Kate will inspire you to explore the everyday by simply drawing what's around you. It is okay if it is completely about your own experiences – in the particular lies the universal.

It doesn’t matter whether you think you “can draw” or not, everyone has a story to tell and you can learn how to tell yours and get drawing inspiration from Kate Bingaman-Burt in Drawing the Everyday Every Day. 
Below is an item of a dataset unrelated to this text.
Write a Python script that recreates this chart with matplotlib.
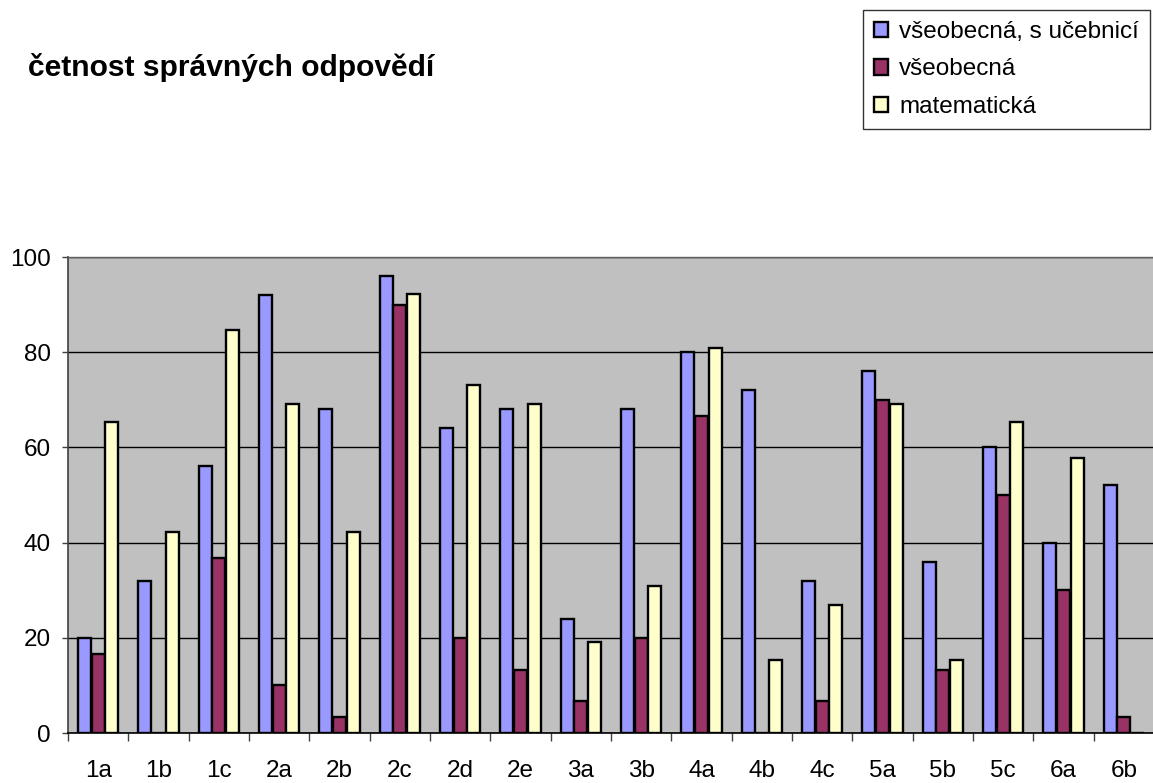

Love, love, love Kate Bingaman-Burt's art and innovative ideas, and this class was just great. It's very brief--you can watch all the videos in one morning--but the effects last for a long time. This course totally revitalized my illustrations. I was stuck in a sort of "cute" mode until taking this course. Then I started using different materials, approaching my illustrations in a different way, and doing exactly what Kate says: drawing the everyday, every day. This hit the refresh button on my style, as well as my desire to draw. My only request would be a little more step-by-step on how to get the background completely white in PhotoShop; Kate demonstrates, but it's a little too quick for me to catch the process. Maybe Kate or someone could give a step-by-step followup here? Otherwise, if you need fresh inspiration, a kickstart for a drawing habit, or just a good pep talk, this is a great course! it's as valuable for inspiration as for instruction.

amy greenan

As an experienced artist, I really enjoyed this class a lot! I found a lot to be inspired by and appreciated Kate's easy, conversational way of presenting the material. I loved seeing her process, her workspace, and favorite materials. I loved hearing about what inspires her. Sure, this was maybe less a "how-to" kind of course, but there is certainly a LOT to take away from this hour and a half or so. I watched course live, so didn't pay for it, but I would recommend this as a good, small investment in your creative toolkit. (I would have just bought it myself except that I just lost my job and trying to save every penny I can!)

Emmon Scott

I'm writing this review not immediately after watching the class, but a year after doing so -- and the impact on my life has been tremendous. Upon taking the course, I began drawing an everyday object every day, and have kept it up for a year, missing only a few days here and there. At some point, I expanded this to also sketching a great work of art every day as well (usually from an art book I got from the library, and sometimes on a trip to a museum). I don't spend a lot of time at this -- I just do it on breaks from work. The result has been my seeing a lots of things I would otherwise miss -- little details in every day things that I'd never otherwise notice. And that, in turn, has given me a greater appreciation of life, of the the visual world, as well as the amazing art works humanity has created. Looking back, I particularly value this teacher's point that your drawing doesn't have to be perfect. For me, that's been hugely helpful. I haven't fretted or been stuck or given up -- I simply draw, and in doing so, ALWAYS notice and appreciate details of whatever I'm drawing, whether it's my coffee mug, or a painting by Georgia O'Keeffe. PS: The drawing has impacted my editing of photos and doing any kind of visual work. I'm much more tuned in to details than I used to be. I may or may not draw better, but I definitely SEE more. And for me that's a wonderful and enriching thing. Cheers!